從年前借錢開始到五月二十日作案,可以說是一起蓄謀已久的謀殺案。
走訪了一天,顧知歡不祥的預感成真了。
郭達周圍的人都不承認借過錢給他,並紛紛表示不知道他有借錢的事情,流水也找不到任何線索。
顧知歡和秦妄兩人拖著疲倦的身子回了掌刑司。
正要進門,顧知歡就看見蜷縮在椅子上的梁婷,或許是連日的奔波,她太過疲倦,此時終於稍微放鬆下來,在夕陽裡,惴惴不安地小憩一下。
韓越不知是不是又靠著他那張臉,從掌刑司拿了一張薄毯,蓋在了梁婷身上,頭靠在牆上,輕輕閉著眼,無聲地守在一旁。
秦妄徑直走了過去,怕吵到梁婷,他壓低了聲音:“怎麼在這裡睡著了?”
韓越沒有睡著,聽到秦妄的聲音,一雙桃花眼直接睜開來:“她不肯去其他地方,說守在這裡,等兇手被抓住才能安心。你出了這麼多汗?是不是馬車太熱了,下次出外勤告訴我一聲,坐我的馬車,我陪你去吧。”

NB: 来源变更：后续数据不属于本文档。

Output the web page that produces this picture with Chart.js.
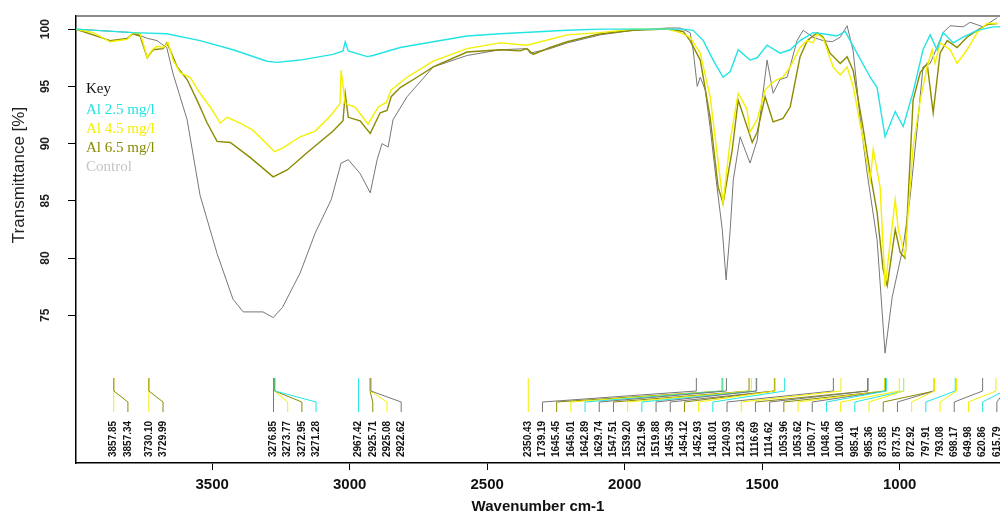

說著,韓越從兜裡拿出一張紙巾,遞給秦妄:“先擦擦汗。”
一隻穿著制服的手從秦妄的身後伸了過來,毫不客氣地拿走了韓越遞來的紙巾,耀武揚威地揉成了一團,隨即變花樣似的,拿出了一張深藍色的手帕,塞到了秦妄手中。
“禽獸,擦擦汗。”顧知歡笑眯了眼。